Records excerpted from a collection:
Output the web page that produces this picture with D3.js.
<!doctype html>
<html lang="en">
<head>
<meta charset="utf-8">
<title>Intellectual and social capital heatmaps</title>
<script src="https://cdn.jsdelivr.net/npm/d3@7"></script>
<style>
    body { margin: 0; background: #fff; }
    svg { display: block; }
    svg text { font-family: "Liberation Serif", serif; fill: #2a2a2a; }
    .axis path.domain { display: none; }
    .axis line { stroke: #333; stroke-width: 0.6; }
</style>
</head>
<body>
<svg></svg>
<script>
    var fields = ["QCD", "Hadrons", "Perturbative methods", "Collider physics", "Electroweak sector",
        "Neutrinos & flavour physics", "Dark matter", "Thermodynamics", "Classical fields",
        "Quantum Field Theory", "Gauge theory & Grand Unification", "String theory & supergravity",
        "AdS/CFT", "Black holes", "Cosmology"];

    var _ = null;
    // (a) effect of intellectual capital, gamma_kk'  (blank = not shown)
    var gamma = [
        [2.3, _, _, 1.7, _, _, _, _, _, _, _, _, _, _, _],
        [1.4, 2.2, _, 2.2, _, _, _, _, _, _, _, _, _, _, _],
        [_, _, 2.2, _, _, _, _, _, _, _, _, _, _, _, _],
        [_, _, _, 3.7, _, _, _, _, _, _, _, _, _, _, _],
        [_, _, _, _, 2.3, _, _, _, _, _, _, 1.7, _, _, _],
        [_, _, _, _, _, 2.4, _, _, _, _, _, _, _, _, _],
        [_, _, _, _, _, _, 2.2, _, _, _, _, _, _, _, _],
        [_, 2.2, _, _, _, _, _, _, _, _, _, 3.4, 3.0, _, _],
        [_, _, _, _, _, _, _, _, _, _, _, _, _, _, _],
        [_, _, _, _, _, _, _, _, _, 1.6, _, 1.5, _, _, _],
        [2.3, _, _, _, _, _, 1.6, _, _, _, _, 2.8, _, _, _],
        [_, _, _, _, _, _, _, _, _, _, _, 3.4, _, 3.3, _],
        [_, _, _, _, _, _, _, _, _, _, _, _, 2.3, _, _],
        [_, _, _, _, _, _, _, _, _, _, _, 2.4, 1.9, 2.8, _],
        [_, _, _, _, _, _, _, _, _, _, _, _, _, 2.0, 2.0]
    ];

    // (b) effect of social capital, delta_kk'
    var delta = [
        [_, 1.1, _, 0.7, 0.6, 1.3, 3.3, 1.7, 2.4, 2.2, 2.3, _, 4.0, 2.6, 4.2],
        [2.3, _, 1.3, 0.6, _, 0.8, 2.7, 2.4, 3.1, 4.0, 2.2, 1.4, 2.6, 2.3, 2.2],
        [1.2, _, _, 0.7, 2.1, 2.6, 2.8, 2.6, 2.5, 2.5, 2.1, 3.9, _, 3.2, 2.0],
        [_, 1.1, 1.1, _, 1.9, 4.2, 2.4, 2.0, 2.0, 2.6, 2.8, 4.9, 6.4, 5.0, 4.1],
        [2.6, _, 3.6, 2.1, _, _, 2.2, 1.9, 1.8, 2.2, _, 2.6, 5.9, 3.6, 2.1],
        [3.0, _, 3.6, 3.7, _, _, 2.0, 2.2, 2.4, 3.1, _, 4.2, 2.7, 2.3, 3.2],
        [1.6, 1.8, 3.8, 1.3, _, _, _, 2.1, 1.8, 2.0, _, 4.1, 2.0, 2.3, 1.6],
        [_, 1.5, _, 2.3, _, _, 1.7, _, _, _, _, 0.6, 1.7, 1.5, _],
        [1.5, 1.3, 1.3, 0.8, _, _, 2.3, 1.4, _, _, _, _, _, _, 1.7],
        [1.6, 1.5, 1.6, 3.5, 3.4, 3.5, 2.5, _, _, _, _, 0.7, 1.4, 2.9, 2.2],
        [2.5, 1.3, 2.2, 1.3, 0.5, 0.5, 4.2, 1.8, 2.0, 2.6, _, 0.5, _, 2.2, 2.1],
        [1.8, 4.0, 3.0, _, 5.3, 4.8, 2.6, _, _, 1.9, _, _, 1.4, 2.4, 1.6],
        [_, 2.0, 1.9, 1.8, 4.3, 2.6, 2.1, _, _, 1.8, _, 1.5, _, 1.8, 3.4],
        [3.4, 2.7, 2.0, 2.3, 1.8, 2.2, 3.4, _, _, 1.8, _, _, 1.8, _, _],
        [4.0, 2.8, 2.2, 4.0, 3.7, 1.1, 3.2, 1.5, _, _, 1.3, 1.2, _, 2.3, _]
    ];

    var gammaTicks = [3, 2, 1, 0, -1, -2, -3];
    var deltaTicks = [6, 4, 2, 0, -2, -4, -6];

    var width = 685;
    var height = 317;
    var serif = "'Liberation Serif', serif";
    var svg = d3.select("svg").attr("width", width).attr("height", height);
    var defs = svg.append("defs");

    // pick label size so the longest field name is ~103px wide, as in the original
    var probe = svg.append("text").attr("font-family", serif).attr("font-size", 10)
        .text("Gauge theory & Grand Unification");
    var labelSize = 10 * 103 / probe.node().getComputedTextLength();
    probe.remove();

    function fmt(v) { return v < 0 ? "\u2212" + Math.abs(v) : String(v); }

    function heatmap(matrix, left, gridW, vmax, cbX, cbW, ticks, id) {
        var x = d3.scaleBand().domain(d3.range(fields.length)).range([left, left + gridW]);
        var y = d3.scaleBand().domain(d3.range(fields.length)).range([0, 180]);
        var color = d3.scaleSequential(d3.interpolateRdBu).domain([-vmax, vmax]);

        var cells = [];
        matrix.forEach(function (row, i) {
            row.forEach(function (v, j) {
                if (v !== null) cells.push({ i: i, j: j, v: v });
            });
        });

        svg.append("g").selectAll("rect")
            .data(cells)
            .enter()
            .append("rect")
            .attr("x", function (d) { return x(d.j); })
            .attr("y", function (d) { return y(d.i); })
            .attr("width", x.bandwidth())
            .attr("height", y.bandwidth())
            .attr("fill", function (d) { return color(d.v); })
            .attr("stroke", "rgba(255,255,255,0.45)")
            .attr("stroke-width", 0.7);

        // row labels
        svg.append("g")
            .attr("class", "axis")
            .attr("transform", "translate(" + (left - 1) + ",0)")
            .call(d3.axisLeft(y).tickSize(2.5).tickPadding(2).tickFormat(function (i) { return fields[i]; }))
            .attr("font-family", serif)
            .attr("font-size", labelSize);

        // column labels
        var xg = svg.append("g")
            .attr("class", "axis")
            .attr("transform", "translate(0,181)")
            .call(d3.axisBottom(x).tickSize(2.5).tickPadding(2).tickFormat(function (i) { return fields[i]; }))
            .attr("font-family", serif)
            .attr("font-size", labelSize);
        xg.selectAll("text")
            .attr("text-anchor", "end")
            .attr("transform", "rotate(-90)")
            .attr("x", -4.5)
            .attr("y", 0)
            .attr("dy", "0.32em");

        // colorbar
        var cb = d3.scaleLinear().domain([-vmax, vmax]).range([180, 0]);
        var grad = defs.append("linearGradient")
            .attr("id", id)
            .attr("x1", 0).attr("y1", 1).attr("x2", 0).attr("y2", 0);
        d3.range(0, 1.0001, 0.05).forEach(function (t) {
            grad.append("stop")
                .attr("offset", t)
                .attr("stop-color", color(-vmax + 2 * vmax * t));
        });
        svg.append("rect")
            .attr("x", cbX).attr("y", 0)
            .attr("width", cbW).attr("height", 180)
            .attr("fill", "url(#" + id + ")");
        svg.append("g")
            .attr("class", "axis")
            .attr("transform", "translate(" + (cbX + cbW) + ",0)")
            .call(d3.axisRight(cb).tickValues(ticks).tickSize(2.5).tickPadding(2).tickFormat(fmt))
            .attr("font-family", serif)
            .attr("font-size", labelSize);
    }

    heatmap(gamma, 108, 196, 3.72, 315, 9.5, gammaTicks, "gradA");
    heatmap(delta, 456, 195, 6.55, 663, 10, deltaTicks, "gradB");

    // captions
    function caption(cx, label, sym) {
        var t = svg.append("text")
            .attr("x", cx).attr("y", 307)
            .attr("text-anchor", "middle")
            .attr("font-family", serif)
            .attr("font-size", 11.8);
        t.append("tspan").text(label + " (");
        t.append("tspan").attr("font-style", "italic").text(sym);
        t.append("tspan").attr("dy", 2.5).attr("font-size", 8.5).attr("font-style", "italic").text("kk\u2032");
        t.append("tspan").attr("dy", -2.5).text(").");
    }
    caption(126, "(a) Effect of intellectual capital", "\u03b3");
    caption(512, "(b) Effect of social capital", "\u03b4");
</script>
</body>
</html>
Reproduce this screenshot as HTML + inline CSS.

# Problem
Only the count is wanted: report how many lines of the material above hold the word "this".

# Solution to the problem
2